Great findings, thanks a lot for looking into it!

Of that 90s, ~40s were spent fetching pages from pypi, that can be parallelized which decreases the wall clock time, but it still takes ~10s.

That sounds indeed like a low hanging fruit, with a very welcome speedup 👍

I’m wondering if it would be feasible to store the http request results themselves in the cache as well for an extra speed-up. For dependency==x.y.z it would be possible to look in the cached http file for a possible match. If none is found, the http cache is invalidated, running a real http request. However, unversioned dependencies or <, <=, >=, > operators probably must never use the cache. Also there can be subtle issues, e.g. if version x.y.z is first published as a source tarball, and only later as a wheel. If in this case the http request caches the state where only the tarball is available, it would continue to install version x.y.z from source instead of the preferred wheel. Not sure if there is a good solution to this problem, may cause too much headache.

~50s are spent on “install_wheel”, of which only ~5-6s is spent in shutil.copyfileobj. A huge fraction of the remainder under install_wheel is spent in py_compile.

Does that refer to the compilation of .py files to .pyc? So perhaps it would make sense to have an --dont-compile-pyc option? This particular venv contains 31048 .pyc files totalling a size of 280 MB. In fact this would also help with another issue of virtual envs becoming very large, which can be an issue when trying to create small-ish docker images.
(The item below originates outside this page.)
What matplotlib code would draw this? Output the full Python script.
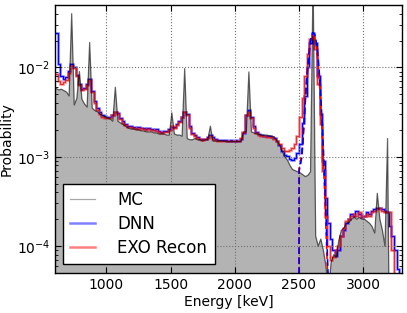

If it is indeed the .pyc creation and it could be skipped, it would mean a massive speed-up with a ~20% size reduction in this example. EDIT: Stupid me, this option already exists, just under the name --no-compile (always thought it refers to e.g. Cython), and it indeed gives the expected speed-up.

If I do the math correctly, the parallel requests combined with skipping .pyc creation would bring the time down to ~15 sec, which would be awesome.